Exercise description: Return the entries below in their exact form, leaving the pictures out.

Available records:
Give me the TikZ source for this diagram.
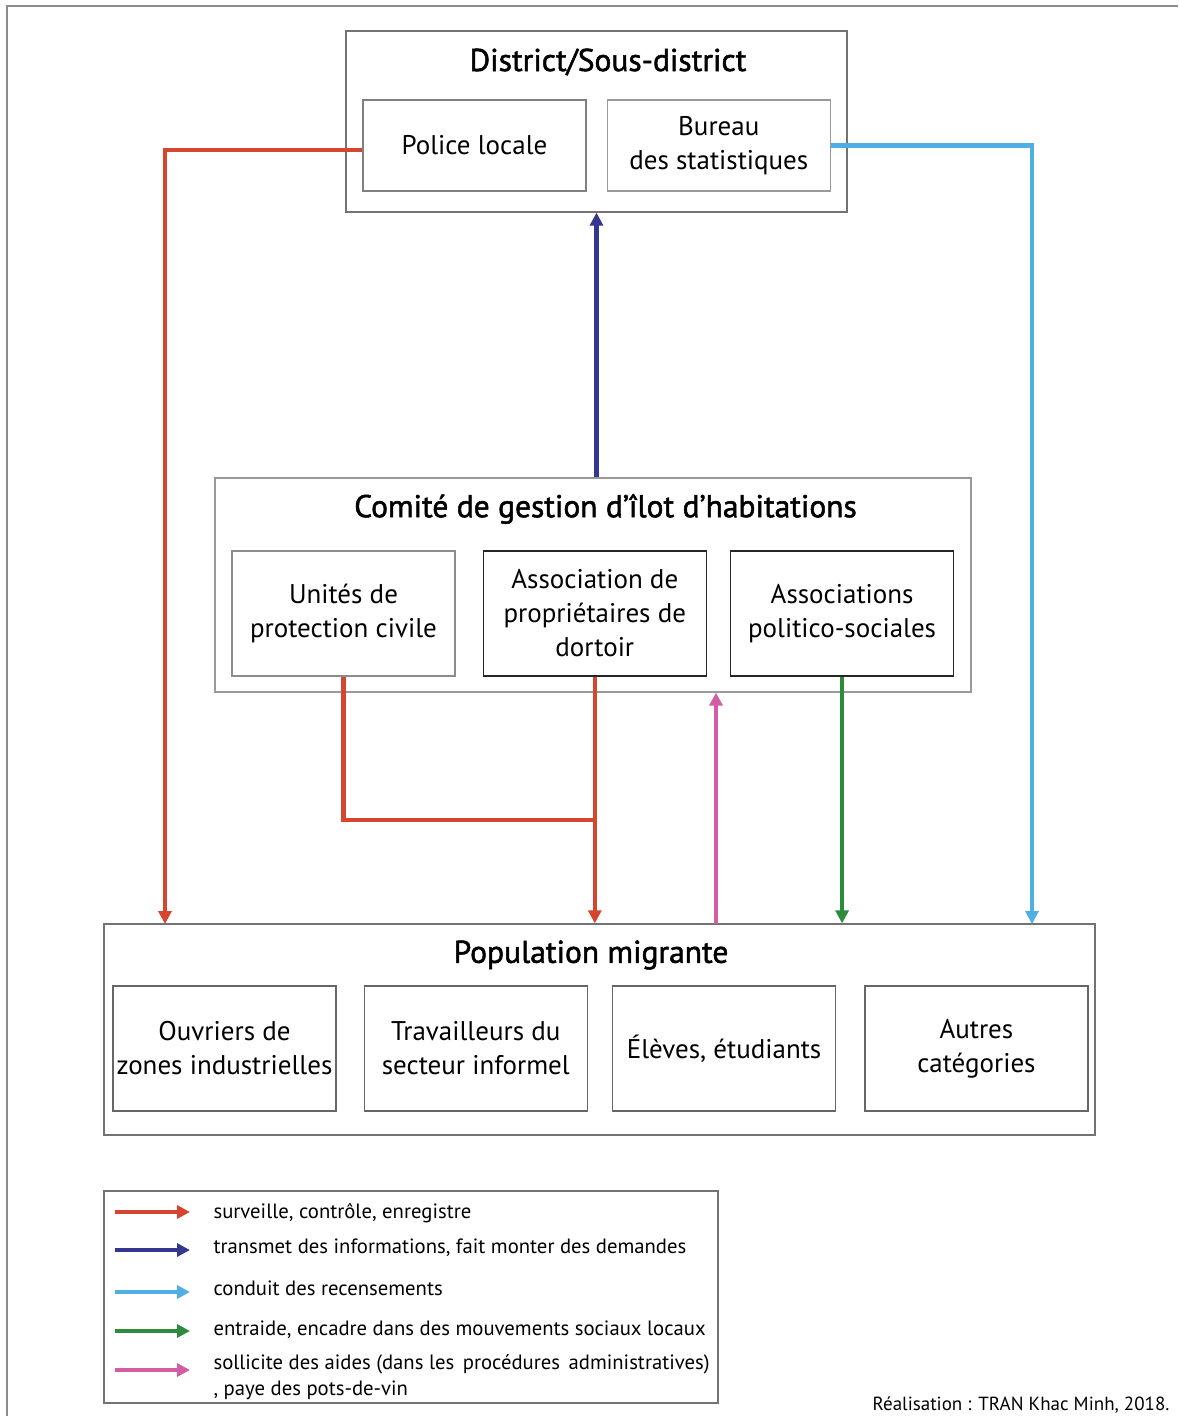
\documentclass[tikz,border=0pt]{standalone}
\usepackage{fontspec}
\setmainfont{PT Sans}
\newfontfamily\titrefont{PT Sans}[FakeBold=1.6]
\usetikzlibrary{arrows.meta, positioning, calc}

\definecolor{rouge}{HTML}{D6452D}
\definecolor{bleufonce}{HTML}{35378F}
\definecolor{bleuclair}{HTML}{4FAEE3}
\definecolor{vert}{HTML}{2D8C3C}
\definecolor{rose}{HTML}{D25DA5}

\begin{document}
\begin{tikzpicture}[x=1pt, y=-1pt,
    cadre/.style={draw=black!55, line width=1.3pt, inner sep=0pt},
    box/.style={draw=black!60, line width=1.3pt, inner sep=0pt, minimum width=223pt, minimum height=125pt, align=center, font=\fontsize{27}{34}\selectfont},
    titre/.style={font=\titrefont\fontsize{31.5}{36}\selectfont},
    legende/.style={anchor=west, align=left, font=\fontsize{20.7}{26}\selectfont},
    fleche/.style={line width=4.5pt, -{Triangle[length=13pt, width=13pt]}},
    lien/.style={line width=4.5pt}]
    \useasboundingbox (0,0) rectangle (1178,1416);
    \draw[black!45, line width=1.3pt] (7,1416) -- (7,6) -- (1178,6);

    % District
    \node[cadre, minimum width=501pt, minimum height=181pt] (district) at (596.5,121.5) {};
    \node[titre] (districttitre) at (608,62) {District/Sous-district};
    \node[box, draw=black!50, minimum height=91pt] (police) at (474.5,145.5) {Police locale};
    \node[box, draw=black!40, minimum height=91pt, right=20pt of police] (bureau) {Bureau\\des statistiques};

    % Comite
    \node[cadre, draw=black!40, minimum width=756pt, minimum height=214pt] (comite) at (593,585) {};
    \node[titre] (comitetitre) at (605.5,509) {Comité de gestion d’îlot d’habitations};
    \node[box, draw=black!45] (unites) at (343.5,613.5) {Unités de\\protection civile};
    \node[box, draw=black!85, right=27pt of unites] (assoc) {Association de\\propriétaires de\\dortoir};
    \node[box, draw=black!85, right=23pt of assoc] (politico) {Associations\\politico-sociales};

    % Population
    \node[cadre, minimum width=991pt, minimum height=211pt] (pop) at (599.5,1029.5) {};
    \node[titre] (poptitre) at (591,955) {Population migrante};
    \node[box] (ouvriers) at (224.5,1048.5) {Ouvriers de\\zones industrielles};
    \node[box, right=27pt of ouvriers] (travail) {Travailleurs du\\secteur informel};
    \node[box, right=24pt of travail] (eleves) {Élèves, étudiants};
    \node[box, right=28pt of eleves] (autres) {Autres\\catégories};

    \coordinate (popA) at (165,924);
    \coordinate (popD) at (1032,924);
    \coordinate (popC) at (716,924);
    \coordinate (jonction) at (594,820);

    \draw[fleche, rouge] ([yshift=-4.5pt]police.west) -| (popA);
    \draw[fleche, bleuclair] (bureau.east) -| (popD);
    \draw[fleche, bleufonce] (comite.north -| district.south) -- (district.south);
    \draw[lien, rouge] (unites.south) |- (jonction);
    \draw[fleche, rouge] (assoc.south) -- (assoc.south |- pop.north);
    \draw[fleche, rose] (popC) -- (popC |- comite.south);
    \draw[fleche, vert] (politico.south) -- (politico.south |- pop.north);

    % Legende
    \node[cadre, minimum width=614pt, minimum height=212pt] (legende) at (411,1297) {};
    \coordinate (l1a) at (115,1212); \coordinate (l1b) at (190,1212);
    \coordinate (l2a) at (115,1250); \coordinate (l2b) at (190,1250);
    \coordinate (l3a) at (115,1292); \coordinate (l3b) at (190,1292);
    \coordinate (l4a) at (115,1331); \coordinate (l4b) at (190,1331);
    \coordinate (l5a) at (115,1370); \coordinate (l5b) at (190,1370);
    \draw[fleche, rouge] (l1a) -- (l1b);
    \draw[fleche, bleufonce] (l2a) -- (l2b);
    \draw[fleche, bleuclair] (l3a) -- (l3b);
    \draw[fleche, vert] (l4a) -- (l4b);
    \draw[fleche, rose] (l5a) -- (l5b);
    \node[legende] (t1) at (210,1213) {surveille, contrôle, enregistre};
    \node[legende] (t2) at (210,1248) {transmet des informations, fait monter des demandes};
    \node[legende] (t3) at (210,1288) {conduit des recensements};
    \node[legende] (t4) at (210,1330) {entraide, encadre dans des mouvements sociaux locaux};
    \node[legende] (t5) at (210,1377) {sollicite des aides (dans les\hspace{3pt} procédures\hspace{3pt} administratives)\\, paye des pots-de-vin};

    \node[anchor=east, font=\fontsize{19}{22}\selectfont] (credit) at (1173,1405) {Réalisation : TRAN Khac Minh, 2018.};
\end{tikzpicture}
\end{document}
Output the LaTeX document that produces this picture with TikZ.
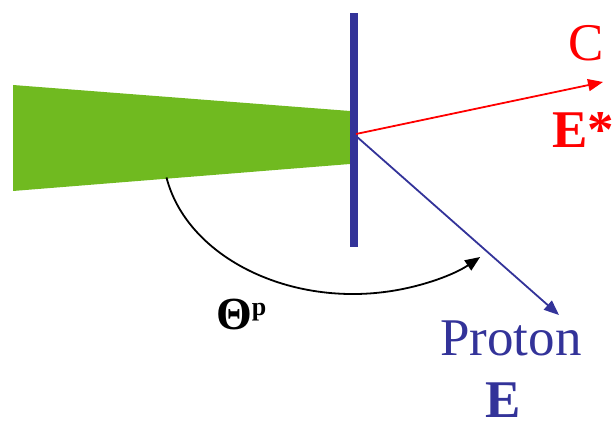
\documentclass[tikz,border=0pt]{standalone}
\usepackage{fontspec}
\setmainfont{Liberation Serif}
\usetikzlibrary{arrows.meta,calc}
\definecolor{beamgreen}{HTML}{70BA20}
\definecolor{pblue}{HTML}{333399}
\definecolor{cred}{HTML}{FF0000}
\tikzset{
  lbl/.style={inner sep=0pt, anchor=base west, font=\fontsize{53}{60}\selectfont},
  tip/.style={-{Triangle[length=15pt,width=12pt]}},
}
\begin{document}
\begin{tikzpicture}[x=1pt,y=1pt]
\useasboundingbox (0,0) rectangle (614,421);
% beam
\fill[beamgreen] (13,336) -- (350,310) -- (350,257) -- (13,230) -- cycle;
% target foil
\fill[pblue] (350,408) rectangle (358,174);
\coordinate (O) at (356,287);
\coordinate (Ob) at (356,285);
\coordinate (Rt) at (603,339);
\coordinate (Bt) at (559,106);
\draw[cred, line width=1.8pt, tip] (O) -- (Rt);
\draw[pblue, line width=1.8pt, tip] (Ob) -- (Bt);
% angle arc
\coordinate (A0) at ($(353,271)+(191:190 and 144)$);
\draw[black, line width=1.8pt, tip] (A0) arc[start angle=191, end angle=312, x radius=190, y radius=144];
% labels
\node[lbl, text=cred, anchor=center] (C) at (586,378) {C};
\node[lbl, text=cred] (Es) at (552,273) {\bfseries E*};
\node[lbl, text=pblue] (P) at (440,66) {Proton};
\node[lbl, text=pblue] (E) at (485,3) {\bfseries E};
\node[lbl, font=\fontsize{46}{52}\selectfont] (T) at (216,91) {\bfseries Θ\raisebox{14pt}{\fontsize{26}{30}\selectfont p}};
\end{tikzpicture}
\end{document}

Exercise output:
Give me the TikZ source for this diagram.
\documentclass[tikz,border=0pt]{standalone}
\usepackage{fontspec}
\setmainfont{PT Sans}
\newfontfamily\titrefont{PT Sans}[FakeBold=1.6]
\usetikzlibrary{arrows.meta, positioning, calc}

\definecolor{rouge}{HTML}{D6452D}
\definecolor{bleufonce}{HTML}{35378F}
\definecolor{bleuclair}{HTML}{4FAEE3}
\definecolor{vert}{HTML}{2D8C3C}
\definecolor{rose}{HTML}{D25DA5}

\begin{document}
\begin{tikzpicture}[x=1pt, y=-1pt,
    cadre/.style={draw=black!55, line width=1.3pt, inner sep=0pt},
    box/.style={draw=black!60, line width=1.3pt, inner sep=0pt, minimum width=223pt, minimum height=125pt, align=center, font=\fontsize{27}{34}\selectfont},
    titre/.style={font=\titrefont\fontsize{31.5}{36}\selectfont},
    legende/.style={anchor=west, align=left, font=\fontsize{20.7}{26}\selectfont},
    fleche/.style={line width=4.5pt, -{Triangle[length=13pt, width=13pt]}},
    lien/.style={line width=4.5pt}]
    \useasboundingbox (0,0) rectangle (1178,1416);
    \draw[black!45, line width=1.3pt] (7,1416) -- (7,6) -- (1178,6);

    % District
    \node[cadre, minimum width=501pt, minimum height=181pt] (district) at (596.5,121.5) {};
    \node[titre] (districttitre) at (608,62) {District/Sous-district};
    \node[box, draw=black!50, minimum height=91pt] (police) at (474.5,145.5) {Police locale};
    \node[box, draw=black!40, minimum height=91pt, right=20pt of police] (bureau) {Bureau\\des statistiques};

    % Comite
    \node[cadre, draw=black!40, minimum width=756pt, minimum height=214pt] (comite) at (593,585) {};
    \node[titre] (comitetitre) at (605.5,509) {Comité de gestion d’îlot d’habitations};
    \node[box, draw=black!45] (unites) at (343.5,613.5) {Unités de\\protection civile};
    \node[box, draw=black!85, right=27pt of unites] (assoc) {Association de\\propriétaires de\\dortoir};
    \node[box, draw=black!85, right=23pt of assoc] (politico) {Associations\\politico-sociales};

    % Population
    \node[cadre, minimum width=991pt, minimum height=211pt] (pop) at (599.5,1029.5) {};
    \node[titre] (poptitre) at (591,955) {Population migrante};
    \node[box] (ouvriers) at (224.5,1048.5) {Ouvriers de\\zones industrielles};
    \node[box, right=27pt of ouvriers] (travail) {Travailleurs du\\secteur informel};
    \node[box, right=24pt of travail] (eleves) {Élèves, étudiants};
    \node[box, right=28pt of eleves] (autres) {Autres\\catégories};

    \coordinate (popA) at (165,924);
    \coordinate (popD) at (1032,924);
    \coordinate (popC) at (716,924);
    \coordinate (jonction) at (594,820);

    \draw[fleche, rouge] ([yshift=-4.5pt]police.west) -| (popA);
    \draw[fleche, bleuclair] (bureau.east) -| (popD);
    \draw[fleche, bleufonce] (comite.north -| district.south) -- (district.south);
    \draw[lien, rouge] (unites.south) |- (jonction);
    \draw[fleche, rouge] (assoc.south) -- (assoc.south |- pop.north);
    \draw[fleche, rose] (popC) -- (popC |- comite.south);
    \draw[fleche, vert] (politico.south) -- (politico.south |- pop.north);

    % Legende
    \node[cadre, minimum width=614pt, minimum height=212pt] (legende) at (411,1297) {};
    \coordinate (l1a) at (115,1212); \coordinate (l1b) at (190,1212);
    \coordinate (l2a) at (115,1250); \coordinate (l2b) at (190,1250);
    \coordinate (l3a) at (115,1292); \coordinate (l3b) at (190,1292);
    \coordinate (l4a) at (115,1331); \coordinate (l4b) at (190,1331);
    \coordinate (l5a) at (115,1370); \coordinate (l5b) at (190,1370);
    \draw[fleche, rouge] (l1a) -- (l1b);
    \draw[fleche, bleufonce] (l2a) -- (l2b);
    \draw[fleche, bleuclair] (l3a) -- (l3b);
    \draw[fleche, vert] (l4a) -- (l4b);
    \draw[fleche, rose] (l5a) -- (l5b);
    \node[legende] (t1) at (210,1213) {surveille, contrôle, enregistre};
    \node[legende] (t2) at (210,1248) {transmet des informations, fait monter des demandes};
    \node[legende] (t3) at (210,1288) {conduit des recensements};
    \node[legende] (t4) at (210,1330) {entraide, encadre dans des mouvements sociaux locaux};
    \node[legende] (t5) at (210,1377) {sollicite des aides (dans les\hspace{3pt} procédures\hspace{3pt} administratives)\\, paye des pots-de-vin};

    \node[anchor=east, font=\fontsize{19}{22}\selectfont] (credit) at (1173,1405) {Réalisation : TRAN Khac Minh, 2018.};
\end{tikzpicture}
\end{document}
Output the LaTeX document that produces this picture with TikZ.
\documentclass[tikz,border=0pt]{standalone}
\usepackage{fontspec}
\setmainfont{Liberation Serif}
\usetikzlibrary{arrows.meta,calc}
\definecolor{beamgreen}{HTML}{70BA20}
\definecolor{pblue}{HTML}{333399}
\definecolor{cred}{HTML}{FF0000}
\tikzset{
  lbl/.style={inner sep=0pt, anchor=base west, font=\fontsize{53}{60}\selectfont},
  tip/.style={-{Triangle[length=15pt,width=12pt]}},
}
\begin{document}
\begin{tikzpicture}[x=1pt,y=1pt]
\useasboundingbox (0,0) rectangle (614,421);
% beam
\fill[beamgreen] (13,336) -- (350,310) -- (350,257) -- (13,230) -- cycle;
% target foil
\fill[pblue] (350,408) rectangle (358,174);
\coordinate (O) at (356,287);
\coordinate (Ob) at (356,285);
\coordinate (Rt) at (603,339);
\coordinate (Bt) at (559,106);
\draw[cred, line width=1.8pt, tip] (O) -- (Rt);
\draw[pblue, line width=1.8pt, tip] (Ob) -- (Bt);
% angle arc
\coordinate (A0) at ($(353,271)+(191:190 and 144)$);
\draw[black, line width=1.8pt, tip] (A0) arc[start angle=191, end angle=312, x radius=190, y radius=144];
% labels
\node[lbl, text=cred, anchor=center] (C) at (586,378) {C};
\node[lbl, text=cred] (Es) at (552,273) {\bfseries E*};
\node[lbl, text=pblue] (P) at (440,66) {Proton};
\node[lbl, text=pblue] (E) at (485,3) {\bfseries E};
\node[lbl, font=\fontsize{46}{52}\selectfont] (T) at (216,91) {\bfseries Θ\raisebox{14pt}{\fontsize{26}{30}\selectfont p}};
\end{tikzpicture}
\end{document}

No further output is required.